Patricia Lorcin's Imperial Identities: Stereotyping, Prejudice and Race in Colonial Algeria is an interesting study of how colonialism shapes constructs of race in a North African context. Examining French colonial sources from 1830 onwards, Lorcin traces the rise and fall of the "Kabyle Myth" that divided the population of Algeria into two "racial" groups: savage and irredeemable Arabs and Kabyle Berbers who were seen as "white," more civilized because of their sedentary lifestyle, allegedly less devout Islamic practices, fewer restrictions on women, lower incidence of polygamy, and presumed origins among "white" peoples. This binary division of "good Kabyle" versus "bad Arab" collapsed with the rise of settler colonialism in Algeria, which, as Lorcin elucidates, led to a general stereotype and racial discrimination against all "native" Algerians by the end of the 19th century.
Anti-Islamic sentiment among the French, the shift from military to civil administration, and white supremacist pseudoscience of the 19th century all contributed to the "Kabyle Myth." Kabyles, imagined by the French as "noble savages" and compared to Germanic tribes of the distant past, were assumed to be capable of elevation under French law and tutelage, ignored their Islamic devotion, and even applied Saint-Simonianism as the intellectual bedrock, according to Lorcin.

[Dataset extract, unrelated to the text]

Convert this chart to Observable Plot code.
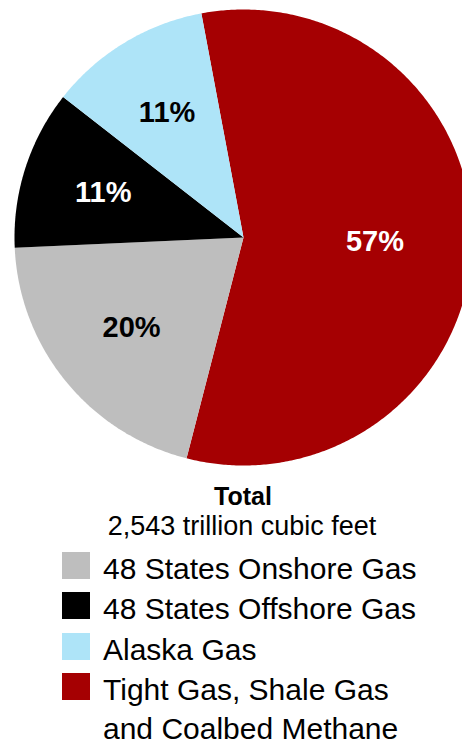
<!DOCTYPE html>
<html><head><meta charset="utf-8">
<script src="https://cdn.jsdelivr.net/npm/d3@7"></script>
<script src="https://cdn.jsdelivr.net/npm/@observablehq/plot@0.6"></script>
<style>
html,body{margin:0;padding:0;background:#fff;overflow:hidden;}
#wrap{position:relative;width:462px;height:746px;font-family:"Liberation Sans",Arial,Helvetica,sans-serif;color:#000;overflow:hidden;}
#chart{position:absolute;left:0;top:0;}
.t{position:absolute;line-height:0.9;white-space:nowrap;}
.sw{position:absolute;}
</style></head><body><div id="wrap"><div id="chart"></div></div>
<script>
// ---- data ----
const categories = ["Tight Gas, Shale Gas and Coalbed Methane", "48 States Onshore Gas", "48 States Offshore Gas", "Alaska Gas"];
const shares = [57, 20.3, 11.3, 11.5];           // estimated slice shares (%)
const sliceLabels = ["57%", "20%", "11%", "11%"];
const colors = ["#a50002", "#bebebe", "#000000", "#aee4f8"];
const legendOrder = ["48 States Onshore Gas", "48 States Offshore Gas", "Alaska Gas", "Tight Gas, Shale Gas and Coalbed Methane"];
const legendLines = [["48 States Onshore Gas"], ["48 States Offshore Gas"], ["Alaska Gas"], ["Tight Gas, Shale Gas", "and Coalbed Methane"]];
const titleText = "Total";
const subtitleText = "2,543 trillion cubic feet";

// ---- build ----
const font = '"Liberation Sans", Arial, Helvetica, sans-serif';
const startDeg = -10.6;
const data = categories.map((name, i) => ({name, share: shares[i], label: sliceLabels[i], color: colors[i]}));
const start = startDeg * Math.PI / 180;
const arcs = d3.pie().sort(null).value(d => d.share).startAngle(start).endAngle(start + 2 * Math.PI)(data);

const poly = [];
const labels = [];
arcs.forEach(a => {
  const name = a.data.name;
  poly.push({name, x: 0, y: 0});
  const n = Math.max(2, Math.ceil((a.endAngle - a.startAngle) / (Math.PI / 360)));
  for (let i = 0; i <= n; i++) {
    const t = a.startAngle + (a.endAngle - a.startAngle) * i / n;
    poly.push({name, x: Math.sin(t), y: Math.cos(t)});
  }
  poly.push({name, x: 0, y: 0});
  const mid = (a.startAngle + a.endAngle) / 2;
  const f = (a.endAngle - a.startAngle) / (2 * Math.PI);
  const r = 0.66 - 0.15 * f;
  labels.push({name, label: a.data.label, x: r * Math.sin(mid), y: r * Math.cos(mid), dark: d3.lab(a.data.color).l < 50});
});

const plot = Plot.plot({
  width: 462, height: 475, margin: 0,
  x: {domain: [-1, 1], range: [14, 472], axis: null},
  y: {domain: [-1, 1], range: [465, 9], axis: null},
  color: {domain: categories, range: colors},
  style: {background: "transparent", fontFamily: font},
  marks: [
    Plot.line(poly, {x: "x", y: "y", z: "name", fill: "name", stroke: "none", curve: "linear"}),
    Plot.text(labels.filter(d => d.dark), {x: "x", y: "y", text: "label", fill: "white", fontSize: 29, fontWeight: "bold", fontFamily: font, textAnchor: "middle"}),
    Plot.text(labels.filter(d => !d.dark), {x: "x", y: "y", text: "label", fill: "black", fontSize: 29, fontWeight: "bold", fontFamily: font, textAnchor: "middle"})
  ]
});
document.getElementById("chart").appendChild(plot);

// ---- legend (HTML below the svg) ----
const wrap = document.getElementById("wrap");
function addText(txt, size, weight, baseline, left, center) {
  const el = document.createElement("div");
  el.className = "t";
  el.textContent = txt;
  el.style.fontSize = size + "px";
  el.style.fontWeight = weight;
  el.style.top = (baseline - 0.7965 * size) + "px";
  el.style.left = left + "px";
  if (center) el.style.transform = "translateX(-50%)";
  wrap.appendChild(el);
}
addText(titleText, 25, "bold", 505, 243, true);
addText(subtitleText, 27, "normal", 536, 242, true);

const rowBaselines = [579, 619, 659.5, 699.5, 739];
let row = 0;
legendOrder.forEach((name, i) => {
  const c = colors[categories.indexOf(name)];
  const sw = document.createElement("div");
  sw.className = "sw";
  sw.style.left = "62px";
  sw.style.width = "28px";
  sw.style.height = "27px";
  sw.style.top = (rowBaselines[row] - 27) + "px";
  sw.style.background = c;
  wrap.appendChild(sw);
  legendLines[i].forEach(line => {
    addText(line, 30, "normal", rowBaselines[row], 103, false);
    row++;
  });
});
</script>
</body></html>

Even physicians contributed to the racialization of Algerians, dividing Algerians into Kabyles and Arabs. Arabs, as pauperization under colonial rule progressed (including disastrous famine), were racialized as thieves, rapists, savages, lazy, stupid and considered unreliable. Racial discourse from the French even linked "beauty" to advanced civilizations, thereby labeling Arabs as physically unattractive while praising the alleged racial "purity" of the Berbers.
Lorcin's analysis also traces a colonial sentiment of France as a "New Rome" in North Africa and the Mediterranean. This form of neoclassical colonial development facilitated the rise of European settlers, who, as Europeans from lands once held by Rome, could be seen in a new light as proper heirs to the Roman Empire in North Africa. Orientalism and Arabophiles among the colonial intellectuals and administrations also shaped discourse on race, albeit always within the pro-colonial framework.
The French association of the Kabyle Berbers with "whites" also played into this, and contributed to the problems and ethnic conflict in contemporary Algeria given the strong forms of Berber nationalism and violence in the Kabylie region. Although one might suppose its obvious, the importance of European colonialism in shaping local constructs of race or even creating and separating identities is quite powerful in the Algerian case, with drastic consequences here and other African nations after decolonisation.